Todo ello gracias al apoyo del presidente Theodore Roosevelt (no confundir con otro presidente Roosevelt, el de la segunda guerra mundial) que le defendió a capa y espada. Sin embargo, al final del mandato de Roosevelt, las chispas saltaron entre él y Wiley como resultado de que este último propusiera a la USDA la prohibición de la sacarina, al entender que era un aditivo sin valor energético, derivado del alquitrán y que había causado algunos problemas a sus cobayas humanos. Pero el médico personal de Roosevelt le había recomendado sustituir el azúcar por sacarina, como forma de controlar sus problemas de sobrepeso y su incipiente diabetes. Podéis leer la atribulada historia de la sacarina en Estados Unidos en dos entradas sucesivas (y muy visitadas) que escribí en 2013 en el Blog del Búho, picando aquí y aquí.

Al principio, Roosevelt se rebeló contra las intenciones de Wiley, nombrando una Comisión de cinco miembros, entre los que estaba el descubridor de la sacarina (Ira Remsten) para el estudio de la propuesta. Pero pronto quedó claro que la Comisión no podía ser objetiva porque el propio Presidente se encargó de dejar claro en una de las reuniones que “quienquiera que piense que la sacarina es dañina es un perfecto idiota”. Así que la Comisión no se atrevió a aprobar su prohibición aunque, de manera suave y para satisfacción del lobby de los azucareros, indicó que no tenía valor alimentario y que, por tanto, no podía sustituir al azúcar sin hacer que los alimentos que lo contuvieran "perdieran calidad".

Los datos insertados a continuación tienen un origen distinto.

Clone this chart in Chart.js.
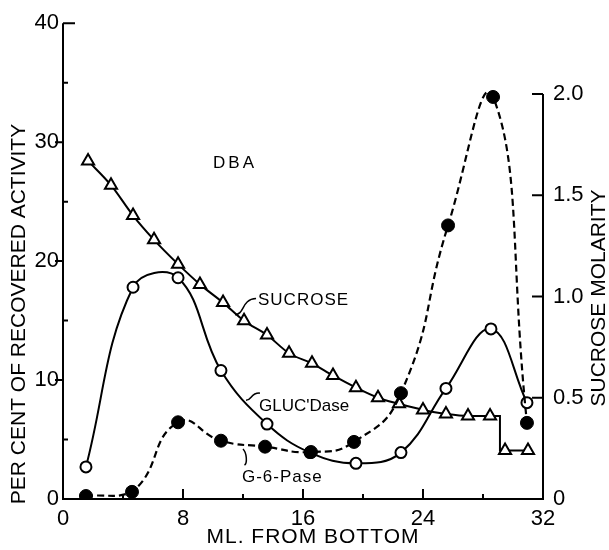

Tras el fin del mandato de Roosevelt, las cosas tampoco mejoraron para Wiley con el siguiente presidente (William H. Taft) así que el 15 de marzo de 1912, cuarenta años antes de que naciera este vuestro Búho, Wiley dimitió de su cargo. Pero, por encima de su problemática vida en la USDA, la historia americana le recuerda como el creador de la Pure Food and Drug Acta arriba mencionada, cuya aplicación evidenció la necesidad de la creación en 1927 de la actual Food and Drug Administration, la conocida y poderosa FDA americana que controla todo lo que tiene que ver con la alimentación y medicamentos vendidos en EEUU.

Y para terminar sin perder las buenas costumbres, un poco de música (menos de 4 minutos). El Vals de la suite Masquerade de Katchaturian por la Orquesta de la Scala dirigida por Daniel Harding.

(*) Este post está inspirado en una reciente charla online de la American Chemical Society, impartida por Deborah Blum, una prestigiosa periodista científica americana que me indujo a leer su libro, publicado en en 2019 y titulado The Poison Squad, sobre la vida de Harvey Wiley.